Del mismo modo que anida la duda de si fue antes el huevo o la gallina, existe en cambio la certeza de que la mala calidad de la política es consecuencia de las decisiones de quienes eligen en las urnas a quienes la encarnan. El bodrio que ofrecen los elegidos es fruto del atolondramiento generalizado de los electores: del reflejo que proyectan. No vale con que son listas cerradas e impuestas, el albedrío abarca algo más que la simple elección de un nombre, incluye también el impulso que lo mueve en esta o en una dirección contraria a los intereses comunes. A su vez, los políticos aprovechan para interpretar estas pulsiones de una forma sesgada o partidista, pendientes de las urgencias, las filias o las fobias que perciben en las encuestas. Gobiernan o escenifican, más bien esto ultimo, presa de los vaivenes de la opinión pública, que ellos contribuyen a moldear, o preocupados exclusivamente por construir un relato propagandístico en vez de aportar las verdaderas soluciones que requieren los problemas de una sociedad que zozobra en una devastadora crisis.

Un ejemplo palmario de ello es esta tregua impostada de Madrid entre el presidente del Gobierno e Isabel Ayuso, que aparentemente y por motivos funcionales sitúa en el primer plano el recrudecimiento de la pandemia, cuando lo que se halla detrás es una lucha indisimulada de la izquierda por hacerse con Madrid mediante una moción de censura o una operación de desgaste a medio plazo.

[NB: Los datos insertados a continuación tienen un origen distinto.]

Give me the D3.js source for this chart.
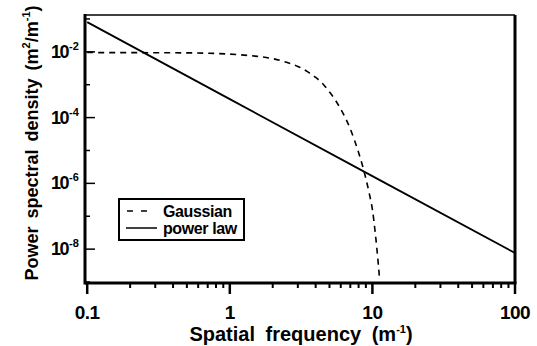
<!DOCTYPE html>
<html>
<head>
<meta charset="utf-8">
<script src="https://cdn.jsdelivr.net/npm/d3@7"></script>
<style>
  body { margin: 0; background: #fff; }
  text { font-family: "Liberation Sans", Arial, sans-serif; fill: #000; }
</style>
</head>
<body>
<div class="chart"></div>
<script>
var svgWidth = 537;
var svgHeight = 346;

var margin = { top: 15, right: 22, bottom: 63, left: 85 };
var width = svgWidth - margin.left - margin.right;
var height = svgHeight - margin.top - margin.bottom;

// Gaussian spectrum
var gaussFreq = [0.1, 0.5, 1, 1.5, 2, 2.5, 3, 3.5, 4, 4.5, 5, 5.5, 6, 6.5, 7, 7.5, 8, 8.5, 9, 9.5, 10, 10.5, 11, 11.2];
var gaussPsd = [9.5e-3, 9.3e-3, 8.5e-3, 7.4e-3, 6.2e-3, 4.8e-3, 3.6e-3, 2.5e-3, 1.66e-3, 1.05e-3, 6.0e-4, 3.4e-4,
  1.8e-4, 9.3e-5, 4.5e-5, 2.0e-5, 8.7e-6, 3.6e-6, 1.4e-6, 5.0e-7, 1.6e-7, 2.8e-8, 3.5e-9, 1.4e-9];

// power law spectrum (straight line on log-log)
var powerFreq = [0.1, 1, 10, 100];
var powerPsd = [8.0e-2, 3.65e-4, 1.66e-6, 7.6e-9];

var xTickValues = [0.1, 1, 10, 100];
var xTickLabels = ["0.1", "1", "10", "100"];
var yTickValues = [1e-2, 1e-4, 1e-6, 1e-8];
var yTickExps = ["-2", "-4", "-6", "-8"];

var svg = d3.select(".chart")
  .append("svg")
  .attr("width", svgWidth)
  .attr("height", svgHeight);

svg.append("rect")
  .attr("width", svgWidth)
  .attr("height", svgHeight)
  .attr("fill", "#fff");

var chartGroup = svg.append("g")
  .attr("transform", `translate(${margin.left}, ${margin.top})`);

var xScale = d3.scaleLog()
  .domain([0.0965, 100])
  .range([0, width]);

var yScale = d3.scaleLog()
  .domain([Math.pow(10, -9.03), Math.pow(10, -0.88)])
  .range([height, 0]);

// minor ticks 2..9 on x
var xMinor = [];
[0.1, 1, 10].forEach(function(d) {
  for (var i = 2; i <= 9; i++) xMinor.push(d * i);
});
var yMinor = [1e-1, 1e-3, 1e-5, 1e-7, 1e-9];

// x axis: ticks point outward
var xAxis = chartGroup.append("g")
  .attr("transform", `translate(0, ${height})`);

xAxis.selectAll(".minor")
  .data(xMinor)
  .enter()
  .append("line")
  .attr("x1", d => xScale(d))
  .attr("x2", d => xScale(d))
  .attr("y1", 0)
  .attr("y2", 5)
  .attr("stroke", "#000")
  .attr("stroke-width", 2);

xAxis.selectAll(".major")
  .data(xTickValues)
  .enter()
  .append("line")
  .attr("x1", d => xScale(d))
  .attr("x2", d => xScale(d))
  .attr("y1", 0)
  .attr("y2", 11)
  .attr("stroke", "#000")
  .attr("stroke-width", 2.5);

xAxis.selectAll("text")
  .data(xTickValues)
  .enter()
  .append("text")
  .attr("x", d => xScale(d))
  .attr("y", 36)
  .attr("text-anchor", "middle")
  .style("font-size", "19px")
  .style("font-weight", "bold")
  .style("letter-spacing", "-0.5px")
  .text((d, i) => xTickLabels[i]);

// y axis: ticks point inward
var yAxis = chartGroup.append("g");

yAxis.selectAll(".minor")
  .data(yMinor)
  .enter()
  .append("line")
  .attr("x1", 0)
  .attr("x2", 5)
  .attr("y1", d => yScale(d))
  .attr("y2", d => yScale(d))
  .attr("stroke", "#000")
  .attr("stroke-width", 1.5);

yAxis.selectAll(".major")
  .data(yTickValues)
  .enter()
  .append("line")
  .attr("x1", 0)
  .attr("x2", 10)
  .attr("y1", d => yScale(d))
  .attr("y2", d => yScale(d))
  .attr("stroke", "#000")
  .attr("stroke-width", 1.5);

var yLabels = yAxis.selectAll("text")
  .data(yTickValues)
  .enter()
  .append("text")
  .attr("x", -34)
  .attr("y", d => yScale(d) + 6)
  .style("font-size", "18px")
  .style("font-weight", "bold")
  .style("letter-spacing", "-1.5px");

yLabels.append("tspan").text("10");
yLabels.append("tspan")
  .attr("dx", 1)
  .attr("dy", -8)
  .style("font-size", "11px")
  .style("letter-spacing", "0px")
  .text((d, i) => yTickExps[i]);

// frame
chartGroup.append("line")
  .attr("x1", 0).attr("x2", width)
  .attr("y1", 0).attr("y2", 0)
  .attr("stroke", "#000").attr("stroke-width", 1.5);
chartGroup.append("line")
  .attr("x1", width).attr("x2", width)
  .attr("y1", 0).attr("y2", height)
  .attr("stroke", "#000").attr("stroke-width", 3);
chartGroup.append("line")
  .attr("x1", 0).attr("x2", 0)
  .attr("y1", -1).attr("y2", height + 1.5)
  .attr("stroke", "#000").attr("stroke-width", 3);
chartGroup.append("line")
  .attr("x1", 0).attr("x2", width + 1.5)
  .attr("y1", height).attr("y2", height)
  .attr("stroke", "#000").attr("stroke-width", 3);

// curves
var line = d3.line()
  .x(d => xScale(d[0]))
  .y(d => yScale(d[1]))
  .curve(d3.curveMonotoneX);

var gaussData = gaussFreq.map((f, i) => [f, gaussPsd[i]]);
var powerData = powerFreq.map((f, i) => [f, powerPsd[i]]);

chartGroup.append("path")
  .datum(powerData)
  .attr("d", d3.line().x(d => xScale(d[0])).y(d => yScale(d[1])))
  .attr("fill", "none")
  .attr("stroke", "#000")
  .attr("stroke-width", 1.8);

chartGroup.append("path")
  .datum(gaussData)
  .attr("d", line)
  .attr("fill", "none")
  .attr("stroke", "#000")
  .attr("stroke-width", 1.6)
  .attr("stroke-dasharray", "6,5");

// legend
var legend = svg.append("g")
  .attr("transform", "translate(119, 199)");

legend.append("rect")
  .attr("width", 125)
  .attr("height", 41)
  .attr("fill", "#fff")
  .attr("stroke", "#000")
  .attr("stroke-width", 2);

legend.append("line")
  .attr("x1", 8).attr("x2", 32)
  .attr("y1", 12).attr("y2", 12)
  .attr("stroke", "#000")
  .attr("stroke-width", 1.6)
  .attr("stroke-dasharray", "6,8");

legend.append("line")
  .attr("x1", 7).attr("x2", 38)
  .attr("y1", 29).attr("y2", 29)
  .attr("stroke", "#000")
  .attr("stroke-width", 1.5);

legend.append("text")
  .attr("x", 44)
  .attr("y", 18)
  .style("font-size", "16px")
  .style("font-weight", "bold")
  .style("letter-spacing", "-0.4px")
  .text("Gaussian");

legend.append("text")
  .attr("x", 44)
  .attr("y", 35)
  .style("font-size", "16px")
  .style("font-weight", "bold")
  .style("letter-spacing", "-0.4px")
  .text("power law");

// axis titles
var xTitle = svg.append("text")
  .attr("x", 301)
  .attr("y", 341)
  .attr("text-anchor", "middle")
  .style("font-size", "20px")
  .style("font-weight", "bold")
  .style("word-spacing", "5px");
xTitle.append("tspan").text("Spatial frequency (m");
xTitle.append("tspan").attr("dy", -8).style("font-size", "11px").text("-1");
xTitle.append("tspan").attr("dy", 8).text(")");

var yTitle = svg.append("text")
  .attr("transform", "translate(38, 143) rotate(-90)")
  .attr("text-anchor", "middle")
  .style("font-size", "18px")
  .style("font-weight", "bold")
  .style("word-spacing", "3px");
yTitle.append("tspan").text("Power spectral density (m");
yTitle.append("tspan").attr("dy", -8).style("font-size", "11px").text("2");
yTitle.append("tspan").attr("dy", 8).text("/m");
yTitle.append("tspan").attr("dy", -8).style("font-size", "11px").text("-1");
yTitle.append("tspan").attr("dy", 8).text(")");
</script>
</body>
</html>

Mientras que los socialistas recurren a la movilización institucional alternando la ayuda con la crítica a unas “medidas discriminatorias” que no se acaban de entender salvo en su vertiente demagógica más populista, Unidas Podemos pretende tomar la calle para sacar rentabilidad de la mala salud pública, algo que reprochó a la derecha durante las caceroladas del confinamiento. Mientras tanto a Ayuso, la “bomba vírica”, si no la detona la izquierda son capaces de hacerla saltar por los aires los suyos. Como ya ha ocurrido.